[begin SOURCE MATERIAL]

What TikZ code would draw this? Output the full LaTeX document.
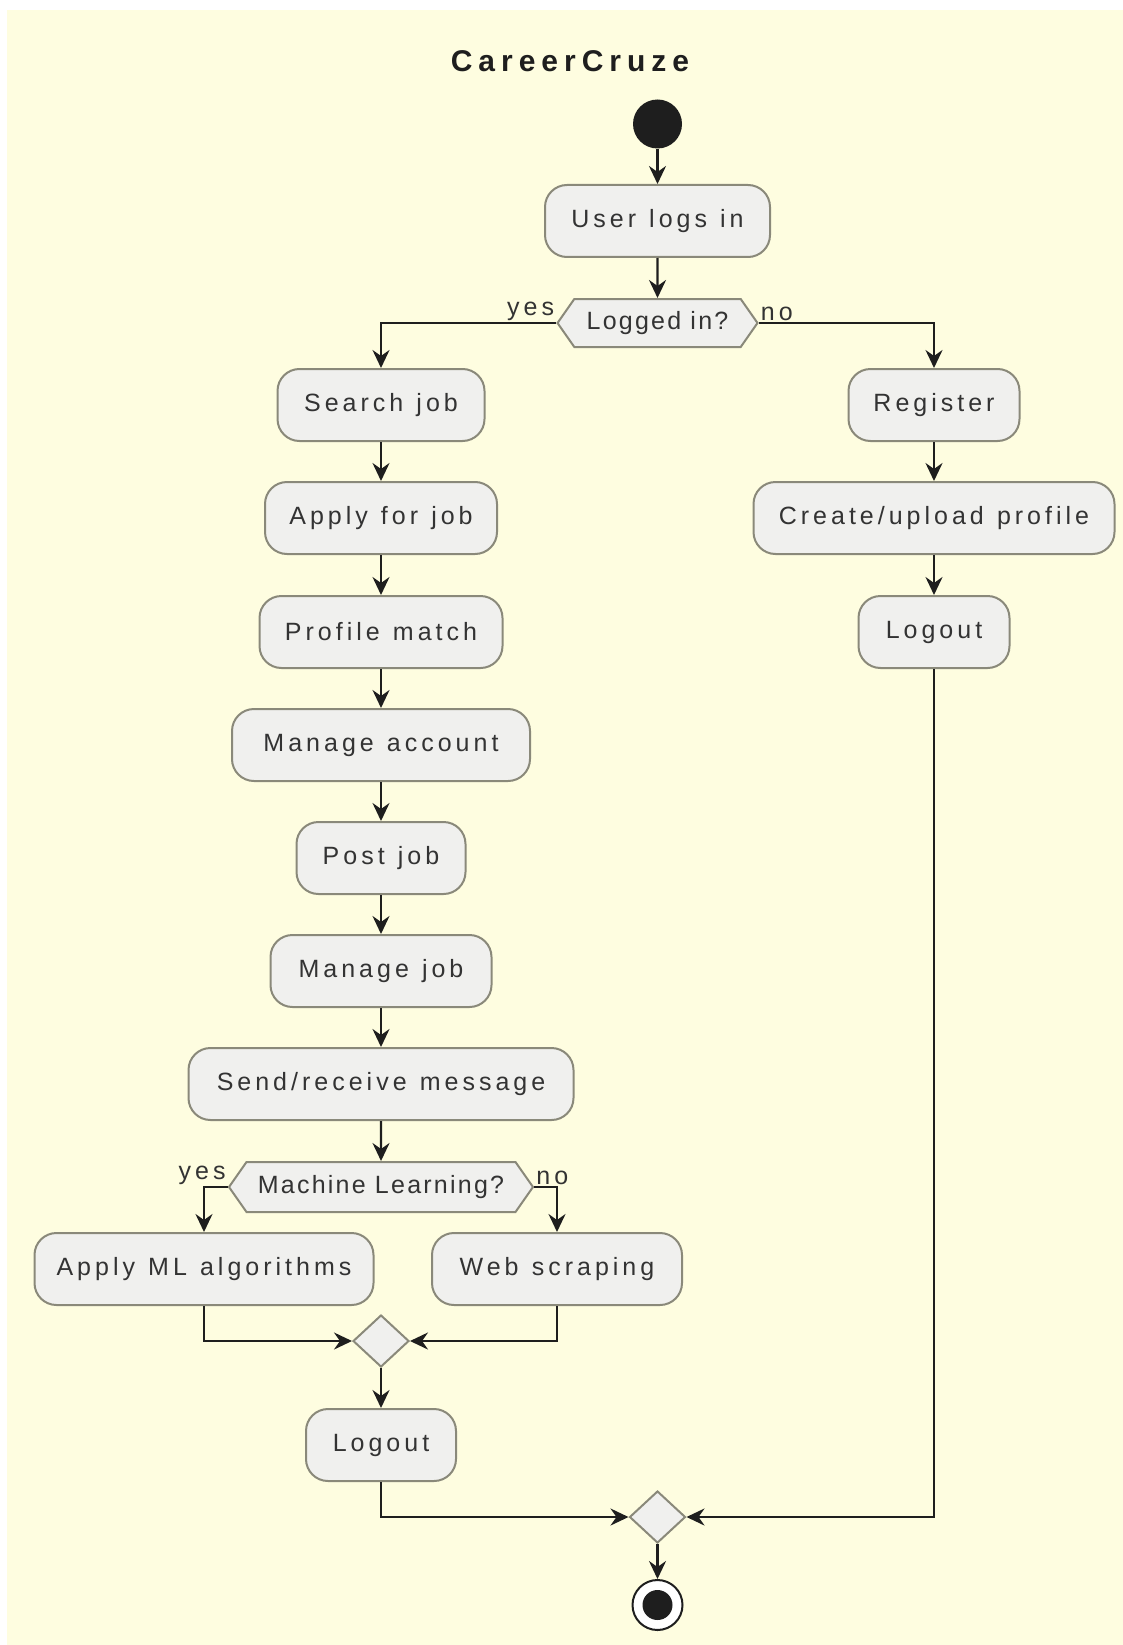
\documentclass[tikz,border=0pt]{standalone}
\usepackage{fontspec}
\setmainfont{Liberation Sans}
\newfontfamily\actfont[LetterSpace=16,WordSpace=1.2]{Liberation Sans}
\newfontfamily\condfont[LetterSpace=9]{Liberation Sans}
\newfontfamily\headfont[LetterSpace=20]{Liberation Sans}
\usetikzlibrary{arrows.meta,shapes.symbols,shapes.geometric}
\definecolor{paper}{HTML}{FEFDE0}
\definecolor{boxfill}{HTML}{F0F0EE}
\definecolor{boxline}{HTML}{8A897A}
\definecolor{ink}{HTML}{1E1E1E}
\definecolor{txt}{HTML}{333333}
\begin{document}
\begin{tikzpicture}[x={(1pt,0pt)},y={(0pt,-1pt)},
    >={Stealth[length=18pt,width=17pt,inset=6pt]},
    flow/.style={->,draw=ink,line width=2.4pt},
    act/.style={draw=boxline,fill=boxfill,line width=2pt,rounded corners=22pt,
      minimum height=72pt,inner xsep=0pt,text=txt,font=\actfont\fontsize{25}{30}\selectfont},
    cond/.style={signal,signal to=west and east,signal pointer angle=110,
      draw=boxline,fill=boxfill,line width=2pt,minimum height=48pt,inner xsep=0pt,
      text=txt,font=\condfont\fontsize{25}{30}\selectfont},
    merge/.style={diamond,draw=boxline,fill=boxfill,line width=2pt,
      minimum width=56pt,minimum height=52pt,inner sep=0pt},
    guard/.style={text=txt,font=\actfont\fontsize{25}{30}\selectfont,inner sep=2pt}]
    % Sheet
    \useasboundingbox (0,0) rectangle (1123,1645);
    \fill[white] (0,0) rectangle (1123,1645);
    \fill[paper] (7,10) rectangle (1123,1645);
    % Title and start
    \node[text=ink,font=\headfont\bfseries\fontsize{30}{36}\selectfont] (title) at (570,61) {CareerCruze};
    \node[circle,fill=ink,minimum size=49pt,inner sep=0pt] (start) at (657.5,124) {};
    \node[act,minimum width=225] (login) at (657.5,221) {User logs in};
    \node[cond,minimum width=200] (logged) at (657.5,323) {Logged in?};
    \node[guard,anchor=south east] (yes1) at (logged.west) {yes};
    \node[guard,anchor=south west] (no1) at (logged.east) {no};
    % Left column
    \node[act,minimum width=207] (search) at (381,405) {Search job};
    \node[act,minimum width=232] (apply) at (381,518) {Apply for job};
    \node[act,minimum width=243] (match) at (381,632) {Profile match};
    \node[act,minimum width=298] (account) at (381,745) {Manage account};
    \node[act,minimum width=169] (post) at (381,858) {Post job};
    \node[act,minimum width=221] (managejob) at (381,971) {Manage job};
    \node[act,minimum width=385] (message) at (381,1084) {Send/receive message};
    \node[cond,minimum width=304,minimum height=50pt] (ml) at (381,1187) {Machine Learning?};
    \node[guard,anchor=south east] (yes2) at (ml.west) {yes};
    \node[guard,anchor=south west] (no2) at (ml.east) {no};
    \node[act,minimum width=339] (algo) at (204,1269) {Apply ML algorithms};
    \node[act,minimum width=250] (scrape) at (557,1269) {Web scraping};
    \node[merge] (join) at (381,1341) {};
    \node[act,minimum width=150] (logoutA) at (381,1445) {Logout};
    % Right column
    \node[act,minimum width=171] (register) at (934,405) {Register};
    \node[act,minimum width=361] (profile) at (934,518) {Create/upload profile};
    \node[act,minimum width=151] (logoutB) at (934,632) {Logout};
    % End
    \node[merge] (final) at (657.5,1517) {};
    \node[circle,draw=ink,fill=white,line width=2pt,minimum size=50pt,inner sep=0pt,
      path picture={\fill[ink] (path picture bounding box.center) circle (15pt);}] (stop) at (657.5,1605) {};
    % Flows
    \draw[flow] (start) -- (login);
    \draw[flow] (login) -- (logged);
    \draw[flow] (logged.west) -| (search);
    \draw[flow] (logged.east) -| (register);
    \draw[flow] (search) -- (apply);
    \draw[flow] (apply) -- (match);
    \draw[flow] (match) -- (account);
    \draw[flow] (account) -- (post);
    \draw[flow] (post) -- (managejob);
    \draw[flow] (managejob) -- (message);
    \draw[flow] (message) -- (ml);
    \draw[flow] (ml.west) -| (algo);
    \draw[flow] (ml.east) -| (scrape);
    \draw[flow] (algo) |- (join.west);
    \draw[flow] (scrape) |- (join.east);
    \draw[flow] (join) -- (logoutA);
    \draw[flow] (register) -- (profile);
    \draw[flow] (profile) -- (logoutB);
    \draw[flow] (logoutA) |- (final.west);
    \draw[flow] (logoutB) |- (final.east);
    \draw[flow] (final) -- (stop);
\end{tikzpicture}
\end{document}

[end SOURCE MATERIAL]
[begin SOURCE MATERIAL]

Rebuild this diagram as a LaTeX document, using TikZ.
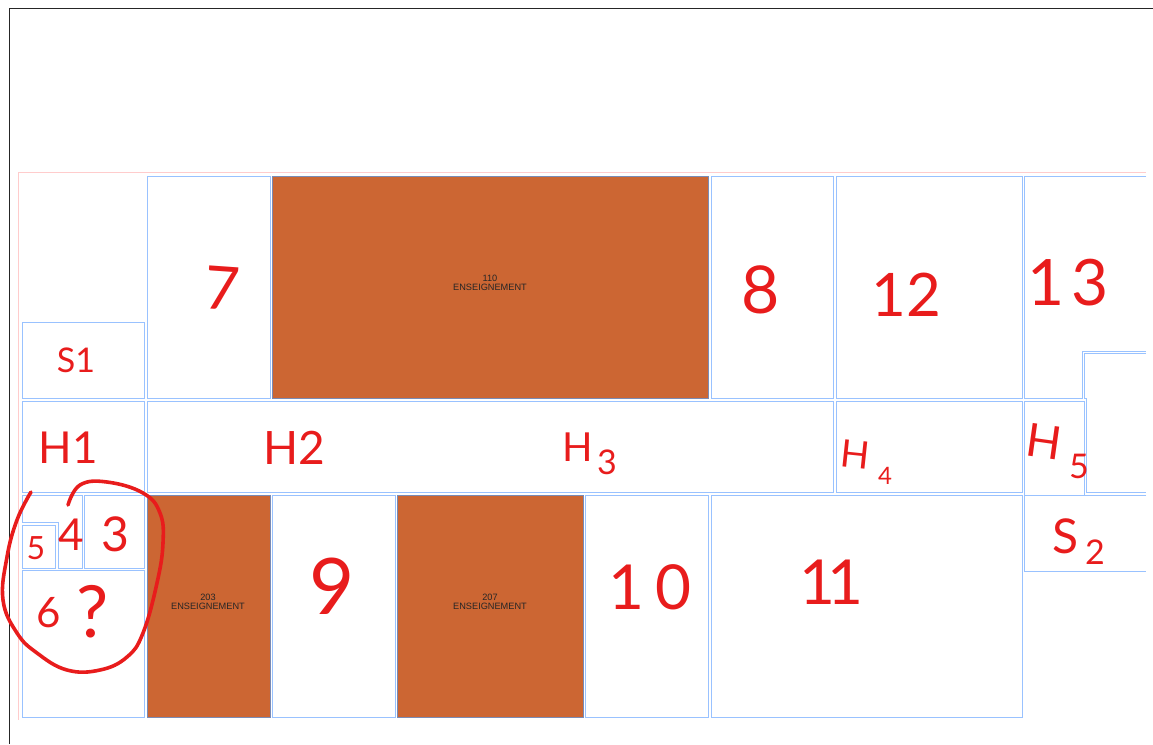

[end SOURCE MATERIAL]

JOB:
Look over the listing. Pull out every line with the string "this" in it.

WRITTEN ANSWER:
What TikZ code would draw this? Output the full LaTeX document.
Rebuild this diagram as a LaTeX document, using TikZ.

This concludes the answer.